Stated goal → Extract only the first line of the listing and every line after it up to and including the one with "const pairs = (ys)". Omit the pictures.

Recorded information →
....

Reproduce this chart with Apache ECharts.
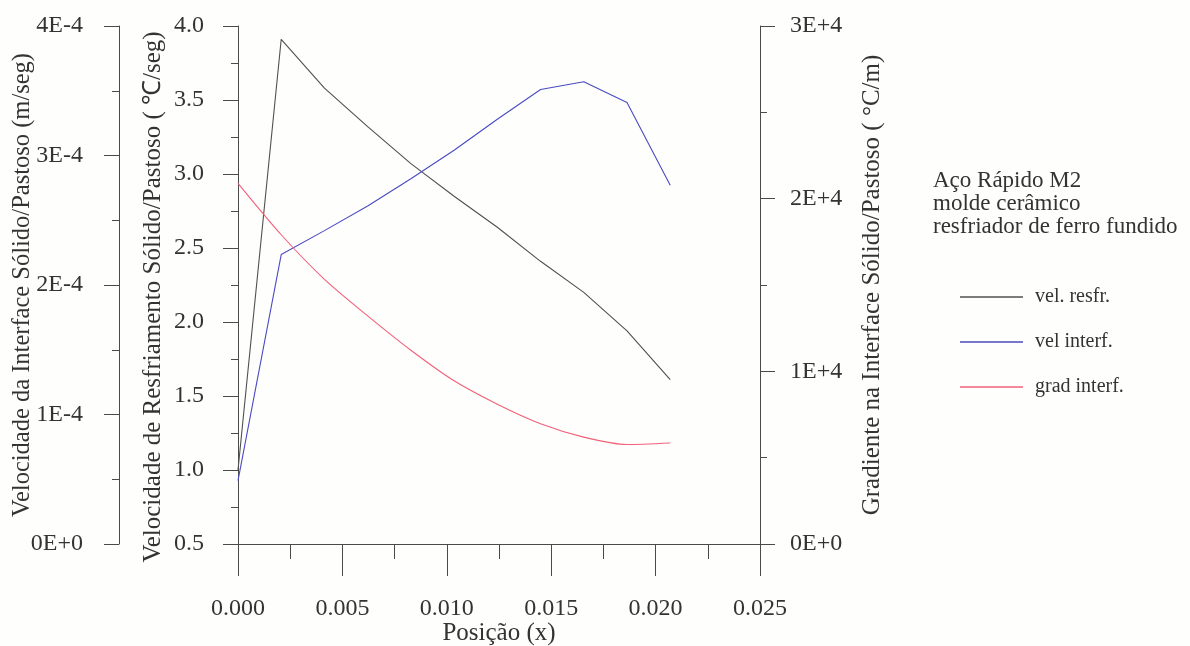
<!DOCTYPE html>
<html>
<head>
<meta charset="utf-8">
<script src="https://cdn.jsdelivr.net/npm/echarts@6/dist/echarts.min.js"></script>
<style>
  html, body { margin: 0; padding: 0; background: #fefefd; }
  #chart { width: 1190px; height: 646px; }
</style>
</head>
<body>
<div id="chart"></div>
<script>
// Position along the casting (m)
const positions = [0, 0.00207, 0.00414, 0.00621, 0.00828, 0.01035, 0.01242, 0.01449, 0.01656, 0.01863, 0.0207];
// Cooling rate at the solid/mushy interface (°C/s)
const velResfr = [1.00, 3.91, 3.58, 3.32, 3.07, 2.85, 2.64, 2.41, 2.20, 1.94, 1.61];
// Solid/mushy interface velocity (m/s)
const velInterf = [0.49e-4, 2.235e-4, 2.42e-4, 2.61e-4, 2.82e-4, 3.04e-4, 3.28e-4, 3.51e-4, 3.57e-4, 3.41e-4, 2.77e-4];
// Thermal gradient at the solid/mushy interface (°C/m)
const gradInterf = [20890, 17910, 15330, 13210, 11220, 9450, 8095, 6965, 6190, 5760, 5850];

const seriesNames = ['vel. resfr.', 'vel interf.', 'grad interf.'];
const velInterfTicks = ['0E+0', '1E-4', '2E-4', '3E-4', '4E-4'];
const gradTicks = ['0E+0', '1E+4', '2E+4', '3E+4'];
const noteLines = ['Aço Rápido M2', 'molde cerâmico', 'resfriador de ferro fundido'];

const FONT = 'Liberation Serif';
const INK = '#333333';
const AXIS = '#4a4a4a';

const pairs = (ys) => positions.map((x, i) => [x, ys[i]]);

function axisBase(extra) {
  return Object.assign({
    type: 'value',
    splitLine: { show: false },
    axisLine: { show: true, onZero: false, lineStyle: { color: AXIS, width: 1 } },
    axisTick: { show: true, inside: false, length: 15, lineStyle: { color: AXIS, width: 1 } },
    minorTick: { show: true, splitNumber: 2, length: 7, lineStyle: { color: AXIS, width: 1 } },
    axisLabel: { color: INK, fontFamily: FONT, fontSize: 24 },
    nameLocation: 'middle',
    nameMoveOverlap: false,
    nameTextStyle: { color: INK, fontFamily: FONT, fontSize: 25 }
  }, extra);
}

const chart = echarts.init(document.getElementById('chart'));
chart.setOption({
  backgroundColor: '#fefefd',
  animation: false,
  title: {
    text: noteLines.join('\n'),
    left: 928,
    top: 164,
    textStyle: { color: INK, fontFamily: FONT, fontSize: 23, fontWeight: 'normal', lineHeight: 23 }
  },
  legend: {
    orient: 'vertical',
    left: 955,
    top: 282,
    icon: 'rect',
    itemWidth: 63,
    itemHeight: 1.5,
    itemGap: 25,
    data: seriesNames,
    textStyle: { color: INK, fontFamily: FONT, fontSize: 20, padding: [0, 0, 0, 7] }
  },
  grid: { left: 238, top: 26, width: 522, height: 518, containLabel: false, outerBoundsMode: 'none' },
  xAxis: axisBase({
    min: 0, max: 0.025, interval: 0.005,
    position: 'bottom',
    axisTick: { show: true, length: 32, lineStyle: { color: AXIS, width: 1 } },
    minorTick: { show: true, splitNumber: 2, length: 15, lineStyle: { color: AXIS, width: 1 } },
    axisLabel: { color: INK, fontFamily: FONT, fontSize: 24, margin: 53, formatter: v => v.toFixed(3) },
    name: 'Posição (x)',
    nameGap: 77
  }),
  yAxis: [
    axisBase({
      position: 'left', offset: 0,
      min: 0.5, max: 4.0, interval: 0.5,
      axisLabel: { color: INK, fontFamily: FONT, fontSize: 24, margin: 34, formatter: v => v.toFixed(1) },
      name: 'Velocidade de Resfriamento Sólido/Pastoso ( ℃/seg)',
      nameGap: 72,
      nameTextStyle: { color: INK, fontFamily: FONT, fontSize: 25, padding: [0, 24, 0, 0] }
    }),
    axisBase({
      position: 'left', offset: 119,
      min: 0, max: 4e-4, interval: 1e-4,
      axisLabel: { color: INK, fontFamily: FONT, fontSize: 24, margin: 36,
        formatter: v => velInterfTicks[Math.round(v / 1e-4)] },
      name: 'Velocidade da Interface Sólido/Pastoso (m/seg)',
      nameGap: 84,
      nameTextStyle: { color: INK, fontFamily: FONT, fontSize: 24.5 }
    }),
    axisBase({
      position: 'right', offset: 0,
      min: 0, max: 3e4, interval: 1e4,
      axisLabel: { color: INK, fontFamily: FONT, fontSize: 24, margin: 30,
        formatter: v => gradTicks[Math.round(v / 1e4)] },
      name: 'Gradiente na Interface Sólido/Pastoso ( °C/m)',
      nameGap: 100
    })
  ],
  series: [
    {
      name: seriesNames[0], type: 'line', yAxisIndex: 0, symbol: 'none',
      lineStyle: { color: '#505050', width: 1.1 }, itemStyle: { color: '#505050' },
      data: pairs(velResfr)
    },
    {
      name: seriesNames[1], type: 'line', yAxisIndex: 1, symbol: 'none',
      lineStyle: { color: '#4a4ac4', width: 1.1 }, itemStyle: { color: '#4a4ac4' },
      data: pairs(velInterf)
    },
    {
      name: seriesNames[2], type: 'line', yAxisIndex: 2, symbol: 'none', smooth: 0.25,
      lineStyle: { color: '#f2607a', width: 1.1 }, itemStyle: { color: '#f2607a' },
      data: pairs(gradInterf)
    }
  ]
});
</script>
</body>
</html>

....

Answer for this exercise →
Reproduce this chart with Apache ECharts.
<!DOCTYPE html>
<html>
<head>
<meta charset="utf-8">
<script src="https://cdn.jsdelivr.net/npm/echarts@6/dist/echarts.min.js"></script>
<style>
  html, body { margin: 0; padding: 0; background: #fefefd; }
  #chart { width: 1190px; height: 646px; }
</style>
</head>
<body>
<div id="chart"></div>
<script>
// Position along the casting (m)
const positions = [0, 0.00207, 0.00414, 0.00621, 0.00828, 0.01035, 0.01242, 0.01449, 0.01656, 0.01863, 0.0207];
// Cooling rate at the solid/mushy interface (°C/s)
const velResfr = [1.00, 3.91, 3.58, 3.32, 3.07, 2.85, 2.64, 2.41, 2.20, 1.94, 1.61];
// Solid/mushy interface velocity (m/s)
const velInterf = [0.49e-4, 2.235e-4, 2.42e-4, 2.61e-4, 2.82e-4, 3.04e-4, 3.28e-4, 3.51e-4, 3.57e-4, 3.41e-4, 2.77e-4];
// Thermal gradient at the solid/mushy interface (°C/m)
const gradInterf = [20890, 17910, 15330, 13210, 11220, 9450, 8095, 6965, 6190, 5760, 5850];

const seriesNames = ['vel. resfr.', 'vel interf.', 'grad interf.'];
const velInterfTicks = ['0E+0', '1E-4', '2E-4', '3E-4', '4E-4'];
const gradTicks = ['0E+0', '1E+4', '2E+4', '3E+4'];
const noteLines = ['Aço Rápido M2', 'molde cerâmico', 'resfriador de ferro fundido'];

const FONT = 'Liberation Serif';
const INK = '#333333';
const AXIS = '#4a4a4a';

const pairs = (ys) => positions.map((x, i) => [x, ys[i]]);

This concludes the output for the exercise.